Once production is a live variable, automation rules become straightforward. Switch the water heater on above 2 kW of surplus. Start the dishwasher when forecast surplus over the next hour is at least 1.5 kWh. Bump the pool pump to high speed only during production peaks. None of this is exotic; it is the standard playbook for any solar-aware smart home.
A Practical System Architecture
For a typical Cyprus villa with solar, a workable architecture looks like this:
- A central automation controller running locally, so the house keeps working when the internet does not.
- Direct integration with the solar inverter for live production and consumption data.
- Smart relays or contactors on the water heater, pool pump, and any other large loads you want to schedule.
- A solar-aware EV charger if there is an electric vehicle in the household.
- Climate control integration for the air conditioning, ideally per room, so pre-cooling can be selective.
- Whole-house energy monitoring at the consumer unit, to verify the savings are real and to flag any drift over time.
The control logic does not need to be complicated. A handful of clear rules, layered on top of clean live data, will outperform a complex set-up that nobody understands six months later.
Common Mistakes Solar Owners Make
- Treating solar and automation as separate projects. Installed years apart, with no communication between them, neither system delivers what it could.
- Oversizing the array under net metering. Production above annual consumption is effectively donated to the grid. Sizing should be informed by usage data, not by roof area.
- Leaving the water heater on a timer. An overnight schedule made sense before solar. Most homes can move it to midday and never notice.
- Buying a battery as the first move. Load shifting is cheaper per kWh moved and almost always the first step.
- No monitoring at the consumer unit. Without it, you have no way to verify that automation rules are doing what you think they are.

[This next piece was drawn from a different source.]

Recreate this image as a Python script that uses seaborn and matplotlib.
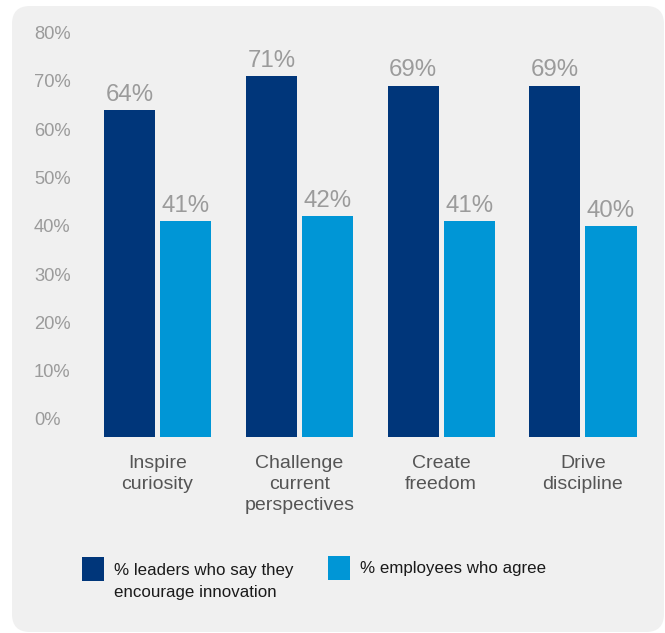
import matplotlib
matplotlib.use("Agg")
import matplotlib.pyplot as plt
from matplotlib.patches import FancyBboxPatch, Rectangle
from matplotlib.legend_handler import HandlerPatch
import seaborn as sns
import pandas as pd

categories = ["Inspire\ncuriosity", "Challenge\ncurrent\nperspectives", "Create\nfreedom", "Drive\ndiscipline"]
series_names = ["% leaders who say they\nencourage innovation", "% employees who agree"]
leaders = [64, 71, 69, 69]
employees = [41, 42, 41, 40]
yticks = [0, 10, 20, 30, 40, 50, 60, 70, 80]
ytick_labels = [f"{t}%" for t in yticks]

NAVY = "#00367A"
BLUE = "#0096D6"
BG = "#F0F0F0"

sns.set_theme(style="white")
plt.rcParams["font.family"] = ["Liberation Sans", "DejaVu Sans"]

df = pd.DataFrame({
    "category": categories * 2,
    "series": [series_names[0]] * 4 + [series_names[1]] * 4,
    "value": leaders + employees,
})

W, H = 665, 633
fig = plt.figure(figsize=(W / 100, H / 100), dpi=100)
fig.patch.set_facecolor("white")

# rounded light-gray panel
panel = FancyBboxPatch((12 / W, 1 - 632 / H), (664 - 12) / W, (632 - 6) / H,
                       boxstyle="round,pad=0,rounding_size=0.027",
                       transform=fig.transFigure, facecolor=BG, edgecolor="none",
                       mutation_aspect=W / H, zorder=-10)
fig.patches.append(panel)

ax = fig.add_axes([86.6 / W, (H - 437) / H, (653.9 - 86.6) / W, (437 - 18) / H])
ax.set_facecolor("none")
ax.set_zorder(1)

sns.barplot(data=df, x="category", y="value", hue="series", hue_order=series_names,
            order=categories, palette=[NAVY, BLUE], saturation=1, width=0.79, gap=0.089,
            linewidth=0, legend=False, ax=ax, errorbar=None)

ymin = -3.73
ax.set_xlim(-0.5, 3.5)
ax.set_ylim(ymin, 83)

for cont, vals in zip(ax.containers, [leaders, employees]):
    for p in cont.patches:
        top = p.get_y() + p.get_height()
        p.set_y(ymin)
        p.set_height(top - ymin)
    ax.bar_label(cont, labels=[f"{v}%" for v in vals], padding=3,
                 fontsize=17.3, color="#9B9B9B")

for s in ax.spines.values():
    s.set_visible(False)
ax.set_xlabel("")
ax.set_ylabel("")
ax.set_yticks(yticks)
ax.set_yticklabels(ytick_labels)
ax.tick_params(axis="y", length=0, pad=37.9, labelsize=13.2, labelcolor="#9B9B9B")
for t in ax.get_yticklabels():
    t.set_horizontalalignment("left")
ax.tick_params(axis="x", length=0, pad=13, labelsize=14, labelcolor="#555555")
for t in ax.get_xticklabels():
    t.set_linespacing(1.3)
ax.grid(False)


def shifted_patch(shift):
    def f(legend, orig_handle, xdescent, ydescent, width, height, fontsize):
        return Rectangle((-xdescent, -ydescent + shift * fontsize), width, height)
    return f

fs = 12.2
fpx = fs * 100 / 72
h1 = Rectangle((0, 0), 1, 1, facecolor=NAVY, edgecolor="none")
h2 = Rectangle((0, 0), 1, 1, facecolor=BLUE, edgecolor="none")
common = dict(frameon=False, borderpad=0, borderaxespad=0, handlelength=22 / fpx,
              handleheight=25 / fpx + 0.3, handletextpad=10 / fpx,
              fontsize=fs, loc="upper left", labelcolor="#1A1A1A")
leg1 = fig.legend(handles=[h1], labels=[series_names[0]],
                  bbox_to_anchor=(82 / W, 1 - 563 / H),
                  handler_map={h1: HandlerPatch(patch_func=shifted_patch(0.75))}, **common)
for t in leg1.get_texts():
    t.set_linespacing(1.55)
leg2 = fig.legend(handles=[h2], labels=[series_names[1]],
                  bbox_to_anchor=(328 / W, 1 - 556 / H), **common)

fig.savefig("out.png", dpi=100, facecolor="white")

- Relying on cloud-only solutions. Solar and automation should keep working during an internet outage. Local-first systems do.
Getting Started
If you already have solar, the highest-value first step is usually a proper consumption audit: meter the loads, see when they run, identify what can be shifted. Most of the savings tend to be concentrated in three or four appliances, and the work to automate them is modest.
If you are planning solar and a new build at the same time, treat them as one project. The cost of wiring for a solar-aware smart home at construction stage is a fraction of the cost of retrofitting later, and the integrated system is materially better than two well-intentioned silos.
For an existing home with solar that was installed without automation in mind, retrofit options are better than they have ever been. The key is choosing an integrator who treats the inverter, the appliances, and the comfort systems as one system, not three.